Robert Merton's researches, on religion and science, mainly confirmed the puritan's progress to pure science. Pure science could be called puritan science in its determinism, hostile to ethics and an ascetic animus against esthetics.
It can be contended that Weber's Humean dualism does not have a happy effect on much of his writings. His method is full of conventional distinctions, on the ground one cannot be too pedantic for clarity's sake. Whereas, his empirical writings are full of allusions only specialists can be expected to understand. He might have made clear what most students needed making clear, not what they didnt.

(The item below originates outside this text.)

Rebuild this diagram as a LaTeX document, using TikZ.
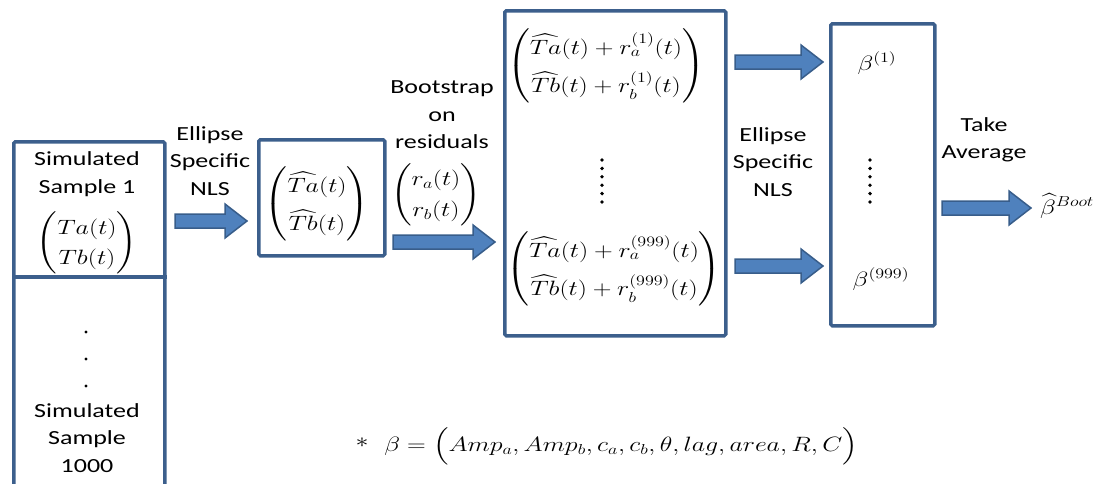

But his political writings leave behind the 'sober empirical analysis' he valued above the interesting values that, he believed, spoil a student's 'taste' for it. Weber is outraged by the bungling attempts of the young Kaiser's court to outdo Bismarck. He has ceased to be the barrel-bellied student, whose duel-scarred face, his mother slapped. Weber has a gut reaction to the follies of upstart rulers.

The roots of his changed values are in shallow soil. One feels that if a Bismarck were always available, he could do without constitutionalism. It took Weber's contemporary, H G Wells, in The Outline of History, to point out that Germany achieved unity, with the Frankfort Parliament, in 1848. The United States recognised the new government.

Bismarck couldnt tolerate democracy and sent the Prussian army in. The German states achieved unity, by peaceful agreement, nearly a quarter of a century before Bismarck imposed the Prussian monarchy. His realpolitik was the belief that force and fraud are the realities of politics.

Hitler launched the battle-ship Bismarck to its name-sake's faith in 'blood and iron' as the motive force in human affairs. Wells said that he was going thru his 'Hitler phase' when he was thirteen. He roamed about the country-side, directing phantom armies of conquest.

Around that age, in the aftermath of the second world war, I was just another such war-gamester. No doubt I remained a prey to all sorts of failings, and added some new ones. But I have given some thought to why parliament is the genuine approach, and militarism the false approach, to unity.

Weber's political writings appear at the end of the English edition, translated as Economy and Society. But they lack much sign that his new-found belief in the liberal democracy of a representative parliament has been informed by his scholarship.

Weber's studious neutrality was as close as his south German university was to the French border. He nods approvingly to Karl Marx's Das Kapital, as a monument of erudition, to assert his independence. His main life's work, the comparative studies of religions in relation to economies, was an idealist refutation of 'the materialist interpretation of history.'
( A Marx-Weber synthesis became a main current in sociological thought. )

'Highly undesirable', he judges, the appointment of 'professorial prophets', who do not touch conventional values. Of course, that is itself a value. Academic freedom goes beyond wishful thinking.
As we live in a commercial world, that holds life itself to ransom, so the Prussian army was the model for Imperial Germany. Treitschke was a highly successful pounder of the chauvinist pulpit.

In this social context, Weber's method amounted to a manifesto seeking a mandate from the government for academic freedom, as the privilege of being protected from militarist propaganda driving the masses.
This is fair enough. But later sociologists, in much freer countries, were not being sociological to treat Weber more like an academic messiah with a message, than a colleague in a compromise.